Two years later, John Ritter would die on the very same date. I remember working at the hospital on the night shift and hearing the news of his death. I was struggling to make it through my birthday without crying and that ended when I heard of his sudden death on his daughter's 5th birthday.

What a powerful statement and really great thing to think about. So this year on my birthday, which is special anyways, that's what I will be thinking.

The other part of the book that struck a cord with me was Amy's account of her grief. I really identified with parts of her grief and realized, some of the time Marty was sick was spent grieving our life before renal failure. Amy's thoughts on pages 202 and 203 respectively really hit me and are the best description of my viewpoint today.

" I would have pangs of disgust for myself-embarrassment,really- when I would flash back to a moment of frustration or sadness prior to John's death. I started to really beat myself up about time wasted or energy spent over petty disappointments and everyday aggravations." pg 202

"I would struggle to remember what made me sad before John died, and it would pale in comparison to my new circumstances but would excerbate my grief to know I had wasted time. I would think, This is what passed for a problem in those days? You know the good old days- a week ago, a day ago, a hour ago- back when I wasn't a widow."
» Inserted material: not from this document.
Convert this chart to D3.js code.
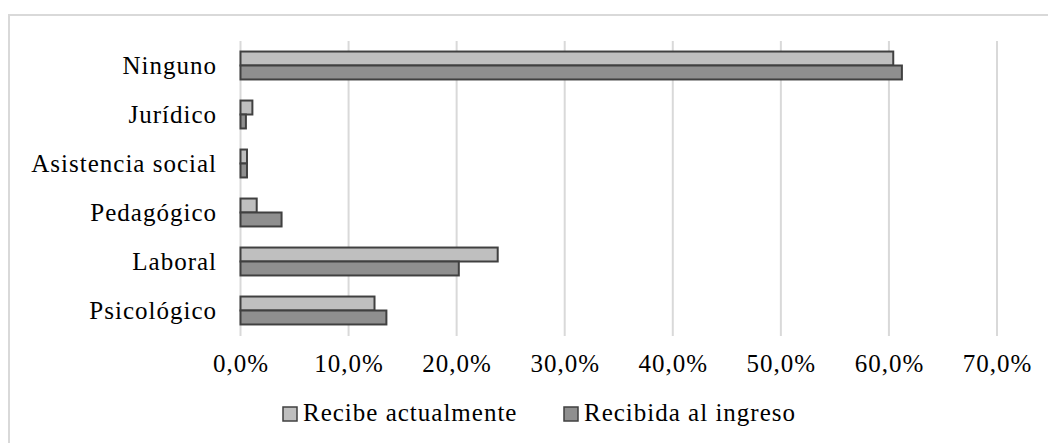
<!DOCTYPE html>
<html>
<head>
<meta charset="utf-8">
<script src="https://cdn.jsdelivr.net/npm/d3@7"></script>
<style>
  body { margin: 0; background: #fff; }
</style>
</head>
<body>
<div id="chart"></div>
<script>
const categories = ["Ninguno", "Jurídico", "Asistencia social", "Pedagógico", "Laboral", "Psicológico"];
const seriesNames = ["Recibe actualmente", "Recibida al ingreso"];
const recibeActualmente = [0.604, 0.011, 0.006, 0.015, 0.238, 0.124];
const recibidaIngreso = [0.612, 0.005, 0.006, 0.038, 0.202, 0.135];
const xTicks = [0, 0.1, 0.2, 0.3, 0.4, 0.5, 0.6, 0.7];

const chart = {
    width: 1048,
    height: 443,
    colors: ["#bfbfbf", "#8f8f8f"],
    strokeColor: "#404040",
    gridColor: "#d9d9d9",
    fontSize: 25,
    font: "'Liberation Serif', 'Times New Roman', serif",
    styleText: function(sel) {
        return sel.attr("font-family", chart.font)
            .attr("font-size", chart.fontSize)
            .attr("letter-spacing", 1)
            .attr("fill", "#000");
    },
    plot: function() {
        const _self = chart;

        const svg = d3.select("#chart")
            .append("svg")
            .attr("width", _self.width)
            .attr("height", _self.height);

        // Chart border (only top/left visible in the frame)
        svg.append("rect")
            .attr("x", 9)
            .attr("y", 15)
            .attr("width", 1100)
            .attr("height", 500)
            .attr("fill", "none")
            .attr("stroke", _self.gridColor)
            .attr("stroke-width", 2);

        const x = d3.scaleLinear()
            .domain([0, 0.7])
            .range([240.5, 997]);

        const y = d3.scaleBand()
            .domain(categories)
            .range([41, 335])
            .paddingInner(0.43)
            .paddingOuter(0.215);

        const ySub = d3.scaleBand()
            .domain(seriesNames)
            .range([0, y.bandwidth()]);

        // Gridlines
        svg.append("g")
            .selectAll("line")
            .data(xTicks)
            .enter()
            .append("line")
            .attr("x1", d => x(d))
            .attr("x2", d => x(d))
            .attr("y1", 41)
            .attr("y2", 336)
            .attr("stroke", _self.gridColor)
            .attr("stroke-width", 2);

        // Tick labels
        const fmt = d3.format(".1f");
        svg.append("g")
            .selectAll("text")
            .data(xTicks)
            .enter()
            .append("text")
            .attr("x", d => x(d) + 0.5)
            .attr("y", 372)
            .attr("text-anchor", "middle")
            .call(_self.styleText)
            .text(d => fmt(d * 100).replace(".", ",") + "%");

        // Category labels
        svg.append("g")
            .selectAll("text")
            .data(categories)
            .enter()
            .append("text")
            .attr("x", 217)
            .attr("y", d => y(d) + y.bandwidth() / 2 + 8)
            .attr("text-anchor", "end")
            .call(_self.styleText)
            .text(d => d);

        // Bars
        const rows = categories.map((c, i) => ({
            cat: c,
            values: [recibeActualmente[i], recibidaIngreso[i]]
        }));

        const groups = svg.append("g")
            .selectAll("g")
            .data(rows)
            .enter()
            .append("g")
            .attr("transform", d => `translate(0,${y(d.cat)})`);

        groups.selectAll("rect")
            .data(d => d.values.map((v, j) => ({ name: seriesNames[j], v: v, j: j })))
            .enter()
            .append("rect")
            .attr("x", x(0))
            .attr("y", d => ySub(d.name))
            .attr("width", d => x(d.v) - x(0))
            .attr("height", ySub.bandwidth())
            .attr("fill", d => _self.colors[d.j])
            .attr("stroke", _self.strokeColor)
            .attr("stroke-width", 2);

        // Legend
        const legendX = [283, 564];
        const legend = svg.append("g")
            .selectAll("g")
            .data(seriesNames)
            .enter()
            .append("g")
            .attr("transform", (d, i) => `translate(${legendX[i]},407)`);

        legend.append("rect")
            .attr("width", 14)
            .attr("height", 14)
            .attr("fill", (d, i) => _self.colors[i])
            .attr("stroke", _self.strokeColor)
            .attr("stroke-width", 1.5);

        legend.append("text")
            .attr("x", 20)
            .attr("y", 14)
            .call(_self.styleText)
            .text(d => d);
    }
};

chart.plot();
</script>
</body>
</html>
Of course, I am not a widow but I did grieve our former life. Lucky for me, I get a second chance and now know that little things don't really matter and not to sweat the small stuff in life. Remember when life was simple and if it is simple, enjoy every waking moment.

I cannot recommend this book enough and in fact here is a link to Amazon to buy yourself a copy; With Love and Laughter, John Ritter By Amy YasBeck

I'm not getting paid to do this review, I just simply loved the book that much and wanted to share the nuggets of information that touched my heart.